A Creative Look for a Creative Company
With the buildout and tech upgrades in full swing, we turned our focus to the design. We again tapped Jenny Campbell, principal at Nashville-based Collaborative Studio, to incorporate personal touches throughout our new space – starting from the moment you enter. In the lobby is a storytelling wall that overlays clusters of Journal photography on a map of the Nashville area. At first glance, it appears to be a stunning art installation that extends onto the ceiling. But take a closer look and you’ll see it also represents our breadth of diverse clients and communities, from entertainment to agriculture to travel and beyond.
Campbell, who has designed custom spaces for HCA Healthcare and Oz Nashville, says it’s important to consider how a physical space impacts people’s emotions and behaviors. With that in mind, the glass wall of the “Zoom Room” is covered with a large photo of scenic Arrington Vineyards that can only be viewed from the outside; from the inside, you can see through it out to the hallway, preventing potential feelings of being cramped.
Paying Tribute to Our Roots
And adjacent to the inviting, immersive lobby is an intimate meeting area in which Campbell re-created an inspiring element from our old space. “Find the good and praise it” was the mantra of another Journal cofounder (and fellow Pulitzer winner), author Alex Haley – and it’s now a backlit focal point on one side of this room. “We’re telling good stories about good places and good things,” Holmberg notes, “so we always want to continue the admiration of his legacy.”
More Journal photography is on display in the form of wall wraps and acrylic pieces that add depth and interest throughout the office.
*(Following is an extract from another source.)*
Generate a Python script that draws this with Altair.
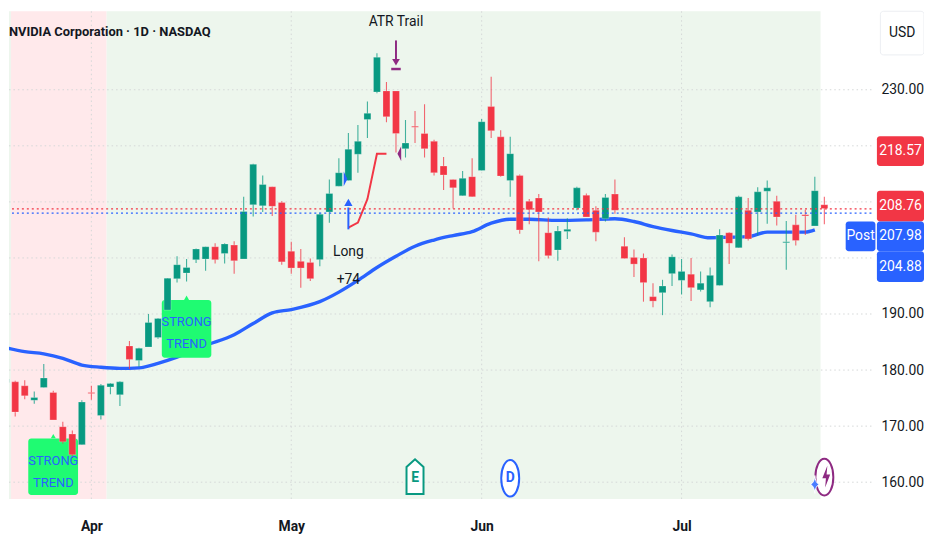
import altair as alt
import pandas as pd

FONT = "Roboto, sans-serif"
GREEN, RED, BLUE, PURPLE, INK = "#089981", "#f23645", "#2962ff", "#8e2a82", "#131722"

opens = [177.8,177.9,177.2,174.6,176.9,176.0,169.9,168.6,166.7,176.0,171.9,177.0,175.6,184.3,181.7,184.1,185.8,190.7,196.3,197.3,199.7,199.8,202.0,200.8,202.3,
         199.8,209.5,209.3,212.7,209.9,201.2,199.4,199.2,199.7,208.2,212.8,213.8,218.5,224.7,229.6,229.8,229.8,219.5,223.5,222.2,220.8,216.4,214.0,211.1,214.5,
         215.6,227.0,221.6,213.8,214.7,210.1,210.7,204.5,201.4,204.7,208.9,211.2,208.5,207.0,211.4,202.1,200.1,200.0,193.1,193.8,197.2,196.0,197.1,194.3,192.2,
         195.1,204.5,201.8,208.5,208.2,211.9,210.1,202.7,205.9,207.7,205.7,209.5]
closes = [178.4,172.5,175.4,175.1,178.6,171.1,167.2,164.9,174.3,175.8,177.3,177.6,177.9,181.9,183.9,188.5,189.2,196.4,198.8,198.3,201.6,202.0,199.7,202.5,199.5,
          208.3,216.7,213.1,209.2,199.3,198.2,198.2,196.3,207.8,211.5,215.2,219.4,220.8,225.8,235.8,225.2,222.2,220.5,223.3,219.5,215.2,214.8,212.5,214.2,210.9,
          224.3,222.7,214.6,218.6,205.0,208.6,208.2,200.4,204.8,205.1,212.5,207.3,204.6,210.8,208.5,199.9,198.9,195.6,192.3,195.0,200.2,197.6,194.7,195.5,196.9,
          204.1,202.6,210.9,203.4,211.8,212.5,207.3,202.9,203.1,207.5,212.0,208.8]
highs = [179.8,178.1,178.2,176.2,181.1,176.3,170.8,169.2,174.6,177.2,177.5,177.7,178.0,185.2,184.0,190.0,189.3,196.4,200.3,199.8,201.7,202.0,202.6,202.6,203.0,
         210.9,216.8,214.7,212.7,210.1,202.9,201.6,199.9,208.1,214.0,217.8,222.3,223.7,227.9,236.5,231.4,229.8,224.6,226.2,227.4,221.1,218.0,214.0,215.5,217.8,
         224.8,232.3,222.8,221.6,214.9,210.5,211.4,207.2,205.7,207.1,212.7,211.5,209.2,211.4,214.0,203.7,201.5,200.8,195.5,196.1,200.6,199.8,200.0,197.6,198.3,
         205.1,204.6,211.1,210.7,212.6,213.8,211.1,206.6,207.7,208.6,214.5,210.9]
lows = [175.7,171.7,174.8,174.0,176.9,171.1,166.9,164.3,166.7,174.7,171.2,175.7,173.6,180.2,180.6,184.1,185.6,190.7,195.6,195.8,199.1,197.7,199.0,199.0,197.2,
        199.8,207.4,208.2,207.5,198.8,197.2,194.7,195.9,198.5,206.3,212.8,213.8,215.2,221.4,229.4,224.2,218.8,217.9,220.5,217.9,214.7,212.1,208.8,211.1,210.9,
        215.6,221.4,214.5,210.9,204.3,206.0,199.4,199.9,199.5,203.4,208.5,207.3,203.0,206.5,207.9,199.9,196.6,192.2,191.2,189.8,195.0,193.5,192.3,194.0,191.2,
        195.1,198.9,201.8,203.1,204.0,206.1,205.8,197.9,202.2,204.1,205.7,206.0]

ma_i = [0,2,4,6,8,10,12,14,16,18,21,24,26,28,30,33,35,37,39,41,43,45,47,49,51,53,55,58,61,64,66,68,70,72,74,76,78,80,82,84,85]
ma_p = [184.0,183.3,182.9,182.1,180.9,180.5,180.3,180.4,181.2,182.3,184.4,186.3,188.3,190.2,190.8,192.2,193.9,196.0,198.3,200.3,202.1,203.2,204.0,204.7,206.2,
        206.9,206.9,206.7,206.8,207.0,206.5,205.6,204.9,204.3,203.6,203.7,203.8,204.6,204.6,204.6,205.0]
trail_i = [36,37,38,39,40]
trail_p = [205.4,206.3,210.5,218.6,218.6]

price_ticks = [160,170,180,190,200,210,220,230]
axis_ticks = [160,170,180,190,230]
month_pos = [9,30,50,71]
month_names = ["Apr","May","Jun","Jul"]
last_price, post_price = 208.76, 207.98

SX = alt.Scale(domain=[0.346,90.95], nice=False, zero=False, padding=0)
SY = alt.Scale(domain=[157,244], nice=False, zero=False, padding=0)

lab = "{" + ",".join(f"'{p}':'{n}'" for p,n in zip(month_pos,month_names)) + "}"
AX = alt.Axis(values=month_pos,grid=False,ticks=False,domain=False,
        labelExpr=lab+"[datum.value]",labelFont=FONT,labelFontSize=14,labelFontWeight="bold",labelColor=INK,labelPadding=21,labelOverlap=False,labelFlush=False)
AY = alt.Axis(orient="right",values=axis_ticks,grid=False,ticks=False,domain=False,
        format=".2f",labelFont=FONT,labelFontSize=14,labelColor=INK,labelAlign="center",labelPadding=31,labelOverlap=False,labelFlush=False)

def X(f="i", **k):
    return alt.X(f"{f}:Q", scale=SX, title=None, axis=AX, **k)
def Y(f="p", **k):
    return alt.Y(f"{f}:Q", scale=SY, title=None, axis=AY, **k)

df = pd.DataFrame({"i":range(len(opens)),"o":opens,"c":closes,"h":highs,"l":lows})
df["col"] = [GREEN if c>=o else RED for o,c in zip(opens,closes)]
col = alt.Color("col:N", scale=None, legend=None)

# backgrounds
bands = pd.DataFrame({"a":[0.346,0.55,10.6],"b":[0.55,10.6,85.6],"f":["#edf6ed","#ffe9eb","#edf6ed"]})
bg = alt.Chart(bands).mark_rect().encode(x=X("a"), x2="b:Q", color=alt.Color("f:N",scale=None,legend=None))

gcol = "#d4d8d8"
grid_h = alt.Chart(pd.DataFrame({"p":price_ticks})).mark_rule(color=gcol,strokeDash=[1.5,3],strokeWidth=1).encode(y=Y())
grid_v = alt.Chart(pd.DataFrame({"i":month_pos})).mark_rule(color=gcol,strokeDash=[1.5,3],strokeWidth=1).encode(x=X())

ma = alt.Chart(pd.DataFrame({"i":ma_i,"p":ma_p})).mark_line(color=BLUE,strokeWidth=3.4,clip=True,interpolate="monotone").encode(x=X(),y=Y())
trail = alt.Chart(pd.DataFrame({"i":trail_i,"p":trail_p})).mark_line(color=RED,strokeWidth=2).encode(x=X(),y=Y())

# strong-trend boxes
boxes = pd.DataFrame({"a":[2.37,16.4],"b":[7.6,21.6],"lo":[157.7,182.2],"hi":[167.8,192.5]})
box = alt.Chart(boxes).mark_rect(color="#1ffb72",cornerRadius=3).encode(x=X("a"),x2="b:Q",y=Y("lo"),y2="hi:Q")
peak = alt.Chart(pd.DataFrame({"i":[5,19],"p":[168.2,192.9]})).mark_point(shape="triangle-up",filled=True,size=25,color="#1ffb72",opacity=1).encode(x=X(),y=Y())

wick = alt.Chart(df).mark_rule(strokeWidth=1.1,opacity=0.75,clip=True).encode(x=X(),y=Y("l"),y2="h:Q",color=col)
body = alt.Chart(df).mark_bar(size=7,clip=True,stroke="white",strokeWidth=0.4,strokeOpacity=0.6).encode(x=X(),y=Y("o"),y2="c:Q",color=col)

strong = pd.DataFrame({"i":[5,19,5,19],"p":[163.7,188.6,159.8,184.7],"t":["STRONG","STRONG","TREND","TREND"]})
strong_t = alt.Chart(strong).mark_text(font=FONT,fontSize=13,color=BLUE).encode(x=X(),y=Y(),text="t:N")

# signals
up_stem = alt.Chart(pd.DataFrame({"i":[36],"p":[205.1],"q":[209.0]})).mark_rule(color=BLUE,strokeWidth=2).encode(x=X(),y=Y(),y2="q:Q")
up_head = alt.Chart(pd.DataFrame({"i":[36],"p":[209.9]})).mark_point(shape="triangle-up",filled=True,size=70,color=BLUE,opacity=1).encode(x=X(),y=Y())
dn_stem = alt.Chart(pd.DataFrame({"i":[41],"p":[238.8],"q":[235.0]})).mark_rule(color=PURPLE,strokeWidth=2).encode(x=X(),y=Y(),y2="q:Q")
dn_head = alt.Chart(pd.DataFrame({"i":[41],"p":[234.9]})).mark_point(shape="triangle-down",filled=True,size=60,color=PURPLE,opacity=1).encode(x=X(),y=Y())
dn_bar = alt.Chart(pd.DataFrame({"a":[40.5],"b":[41.5],"p":[233.7]})).mark_rule(color=PURPLE,strokeWidth=2.5).encode(x=X("a"),x2="b:Q",y=Y())
tri_r = alt.Chart(pd.DataFrame({"i":[35.7],"p":[214.1]})).mark_point(shape="M-.25,-1 L.25,0 L-.25,1 Z",filled=True,size=225,color=BLUE,opacity=1).encode(x=X(),y=Y())
tri_l = alt.Chart(pd.DataFrame({"i":[41.35],"p":[218.6]})).mark_point(shape="M.25,-1 L-.25,0 L.25,1 Z",filled=True,size=225,color=PURPLE,opacity=1).encode(x=X(),y=Y())

notes = pd.DataFrame({"i":[36,36,41],"p":[201.0,196.0,242.0],"t":["Long","+74","ATR Trail"]})
notes_t = alt.Chart(notes).mark_text(font=FONT,fontSize=14,color=INK).encode(x=X(),y=Y(),text="t:N")

dots_r = alt.Chart(pd.DataFrame({"p":[last_price]})).mark_rule(color=RED,strokeDash=[2,3],strokeWidth=1.2).encode(y=Y())
dots_b = alt.Chart(pd.DataFrame({"p":[post_price]})).mark_rule(color=BLUE,strokeDash=[2,3],strokeWidth=1.2).encode(y=Y())

# event icons
ELLIPSE = "M0,-1 A.49,1 0 1 1 0,1 A.49,1 0 1 1 0,-1 Z"
e_tag = alt.Chart(pd.DataFrame({"i":[43],"p":[161.0]})).mark_point(shape="M-.49,1 L-.49,-.55 L0,-1 L.49,-.55 L.49,1 Z",size=1225,filled=True,fill="white",stroke=GREEN,strokeWidth=2,opacity=1).encode(x=X(),y=Y())
e_txt = alt.Chart(pd.DataFrame({"i":[43],"p":[160.7],"t":["E"]})).mark_text(font=FONT,fontSize=14,fontWeight="bold",color=GREEN).encode(x=X(),y=Y(),text="t:N")
d_circ = alt.Chart(pd.DataFrame({"i":[53],"p":[160.7]})).mark_point(shape=ELLIPSE,size=1369,filled=True,fill="white",stroke=BLUE,strokeWidth=2,opacity=1).encode(x=X(),y=Y())
d_txt = alt.Chart(pd.DataFrame({"i":[53],"p":[160.7],"t":["D"]})).mark_text(font=FONT,fontSize=14,fontWeight="bold",color=BLUE).encode(x=X(),y=Y(),text="t:N")
b_circ = alt.Chart(pd.DataFrame({"i":[86],"p":[160.9]})).mark_point(shape=ELLIPSE,size=1369,filled=True,fill="white",stroke=PURPLE,strokeWidth=2,opacity=1).encode(x=X(),y=Y())
bolt = alt.Chart(pd.DataFrame({"i":[86.2],"p":[161.0]})).mark_point(shape="M.1,-1 L-.36,.15 L-.03,.15 L-.1,1 L.36,-.2 L.03,-.2 Z",size=484,filled=True,color=PURPLE,opacity=1).encode(x=X(),y=Y())
spark = alt.Chart(pd.DataFrame({"i":[85],"p":[159.6]})).mark_point(shape="M0,-1 Q.07,-.15 .5,0 Q.07,.15 0,1 Q-.07,.15 -.5,0 Q-.07,-.15 0,-1 Z",size=324,filled=True,fill="#4a7dff",stroke="white",strokeWidth=1,opacity=1).encode(x=X(),y=Y())

# right-hand price tags (image px minus the 8px page margin)
def tag(label, x0, x1, y0, y1, fill, tcol="white", stroke=None):
    d = pd.DataFrame({"t":[label]})
    kw = {"stroke":stroke,"strokeWidth":1} if stroke else {}
    r = alt.Chart(d).mark_rect(color=fill,cornerRadius=3,**kw).encode(x=alt.value(x0),x2=alt.value(x1),y=alt.value(y0),y2=alt.value(y1))
    t = alt.Chart(d).mark_text(font=FONT,fontSize=14,color=tcol).encode(x=alt.value((x0+x1)/2),y=alt.value((y0+y1)/2),text="t:N")
    return r+t

tags = (tag("USD",879,923,0,44,"white",INK,"#eceef2")
        + tag("218.57",875.5,923,126,156,RED)
        + tag("208.76",875.5,923,181,212,RED)
        + tag("204.88",875.5,923,242,273,BLUE)
        + tag("207.98",875.5,923,212,242,BLUE)
        + tag("Post",844,874,212,242,BLUE))

title = alt.Chart(pd.DataFrame({"t":["NVIDIA Corporation · 1D · NASDAQ"]})).mark_text(
    font=FONT,fontSize=13,fontWeight="bold",color=INK,align="left").encode(x=alt.value(0),y=alt.value(21),text="t:N")

chart = alt.layer(bg,grid_h,grid_v,ma,box,peak,wick,body,trail,strong_t,
                  up_stem,up_head,dn_stem,dn_head,dn_bar,tri_r,tri_l,notes_t,dots_r,dots_b,
                  e_tag,e_txt,d_circ,d_txt,b_circ,bolt,spark,tags,title
    ).properties(width=924,height=528,padding=0,background="white",
                 autosize=alt.AutoSizeParams(type="fit", contains="padding")
    ).configure_view(stroke=None)

chart.save("out.html", embed_options={"renderer": "svg", "actions": False})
And en route to the kitchen, Journal cofounder Robin Hood’s Pulitzer-winning image of a Vietnam War veteran and his child watching the Chattanooga Armed Forces Day Parade is hung in recognition of the vital role photos play at our company.
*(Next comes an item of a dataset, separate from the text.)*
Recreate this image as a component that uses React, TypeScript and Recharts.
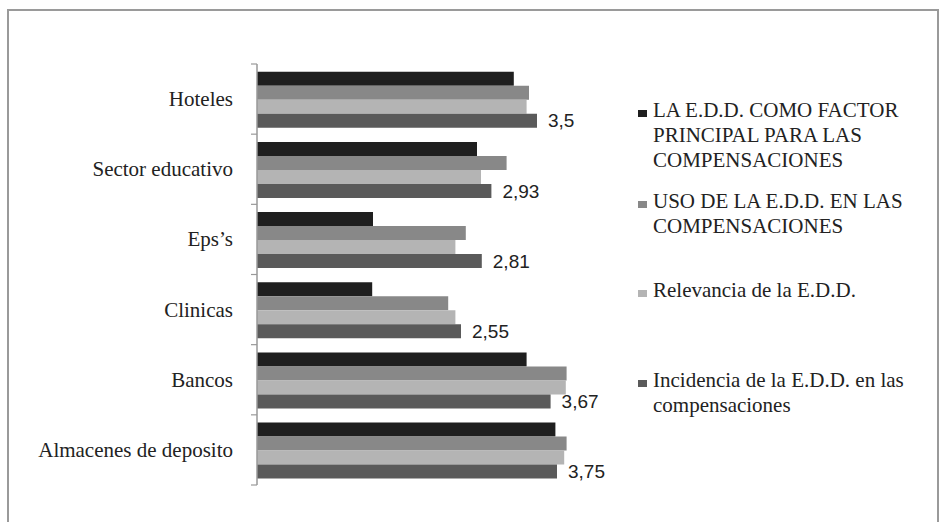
import React from 'react';
import { BarChart, Bar, XAxis, YAxis, LabelList } from 'recharts';

const categories = ['Hoteles', 'Sector educativo', 'Eps’s', 'Clinicas', 'Bancos', 'Almacenes de deposito'];
const factorPrincipal = [3.21, 2.75, 1.45, 1.44, 3.37, 3.73];
const usoCompensaciones = [3.4, 3.12, 2.61, 2.39, 3.87, 3.87];
const relevancia = [3.37, 2.8, 2.48, 2.48, 3.86, 3.84];
const incidencia = [3.5, 2.93, 2.81, 2.55, 3.67, 3.75];

const seriesNames = [
  ['LA E.D.D. COMO FACTOR', 'PRINCIPAL PARA LAS', 'COMPENSACIONES'],
  ['USO DE LA E.D.D. EN LAS', 'COMPENSACIONES'],
  ['Relevancia de la E.D.D.'],
  ['Incidencia de la E.D.D. en las', 'compensaciones'],
];
const seriesColors = ['#1f1f1f', '#888888', '#b4b4b4', '#5a5a5a'];
const legendTops = [98, 189, 278, 368];

const data = categories.map((name, i) => ({
  name,
  factorPrincipal: factorPrincipal[i],
  usoCompensaciones: usoCompensaciones[i],
  relevancia: relevancia[i],
  incidencia: incidencia[i],
}));

const serif = '"Liberation Serif", "Times New Roman", serif';
const sans = '"Liberation Sans", Arial, sans-serif';
const TICK_MARGIN = 24;

function CategoryTick(props: any) {
  const { x, y, payload, index, visibleTicksCount } = props;
  const half = payload && payload.offset ? payload.offset : 35;
  const ax = x + TICK_MARGIN;
  const isLast = index === (visibleTicksCount ?? categories.length) - 1;
  return (
    <g>
      <line x1={ax - 6} x2={ax} y1={y - half} y2={y - half} stroke="#999999" strokeWidth={1.2} />
      {isLast && <line x1={ax - 6} x2={ax} y1={y + half} y2={y + half} stroke="#999999" strokeWidth={1.2} />}
      <text x={x} y={y} dy={7} textAnchor="end" fontFamily={serif} fontSize={21} fill="#222222">
        {payload.value}
      </text>
    </g>
  );
}

export default function App() {
  return (
    <div style={{ position: 'absolute', left: 0, top: 0, width: 939, height: 522, background: '#fff', overflow: 'hidden' }}>
      <div
        style={{
          position: 'absolute',
          left: 7,
          top: 9,
          width: 928,
          height: 530,
          borderLeft: '2px solid #9a9a9a',
          borderTop: '2px solid #9a9a9a',
          borderRight: '2px solid #9a9a9a',
        }}
      />
      <div style={{ position: 'absolute', left: 0, top: 0 }}>
        <BarChart
          width={939}
          height={522}
          data={data}
          layout="vertical"
          margin={{ top: 64, right: 282, bottom: 37, left: 2 }}
          barCategoryGap="11%"
          barGap={0}
        >
          <XAxis type="number" domain={[0, 5]} hide />
          <YAxis
            type="category"
            dataKey="name"
            width={255}
            axisLine={{ stroke: '#999999', strokeWidth: 1.5 }}
            tickLine={false}
            tickSize={0}
            tickMargin={TICK_MARGIN}
            tick={<CategoryTick />}
          />
          <Bar dataKey="factorPrincipal" fill={seriesColors[0]} isAnimationActive={false} />
          <Bar dataKey="usoCompensaciones" fill={seriesColors[1]} isAnimationActive={false} />
          <Bar dataKey="relevancia" fill={seriesColors[2]} isAnimationActive={false} />
          <Bar dataKey="incidencia" fill={seriesColors[3]} isAnimationActive={false}>
            <LabelList
              dataKey="incidencia"
              position="right"
              offset={11}
              formatter={(v: any) => String(v).replace('.', ',')}
              style={{ fontFamily: sans, fontSize: 19, fill: '#222222' }}
            />
          </Bar>
        </BarChart>
      </div>
      {seriesNames.map((lines, i) => (
        <div key={i} style={{ position: 'absolute', left: 638, top: legendTops[i], fontFamily: serif, fontSize: 21, lineHeight: '25px', color: '#222' }}>
          <div style={{ position: 'absolute', left: 0, top: 12, width: 9, height: 7, background: seriesColors[i] }} />
          <div style={{ position: 'absolute', left: 15, top: 0, whiteSpace: 'nowrap' }}>
            {lines.map((l, j) => (
              <div key={j}>{l}</div>
            ))}
          </div>
        </div>
      ))}
    </div>
  );
}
Other elements from our previous space that have been repurposed (or reimagined) include many pieces of furniture, a large training room with tables that can be reconfigured, and a display dedicated to Journal’s Charlie Taylor awards, which celebrate our unsung hero employees.
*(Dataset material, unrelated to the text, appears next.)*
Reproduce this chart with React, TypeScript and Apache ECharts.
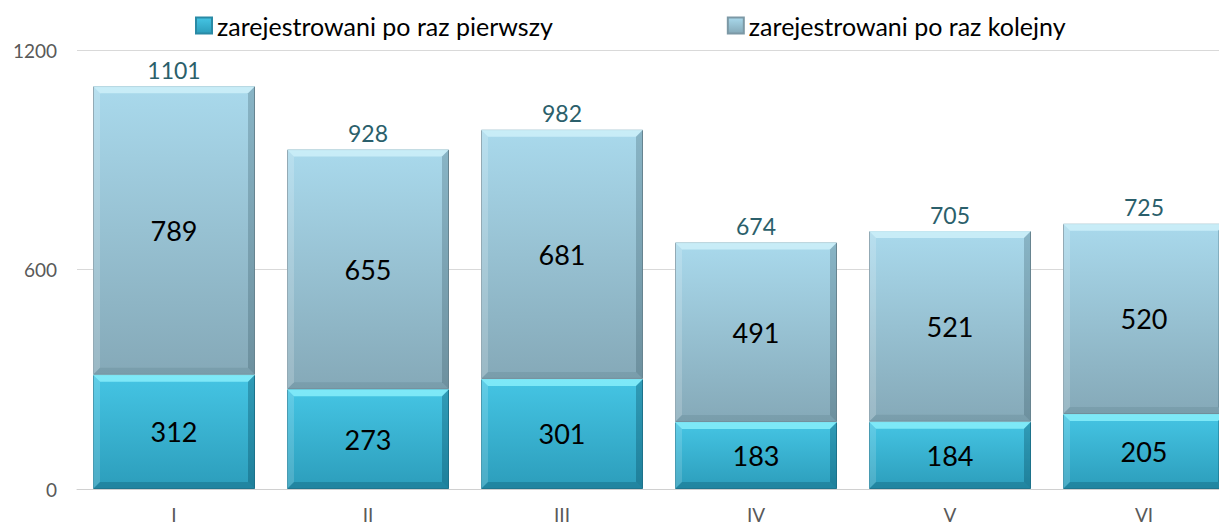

Building an office for the future, Holmberg says, has been incredibly exciting.
“You really didn’t see a lot of companies downsizing to allow their employees to be able to go remote. It was a new thing for all of us. We started seeing more articles last fall about other companies doing similar things, but our plan was already in motion. It was extremely validating to see these huge brands doing essentially what we’re doing, too. It didn’t change anything for us – but it was like a pat on the back that we’re doing the right thing.”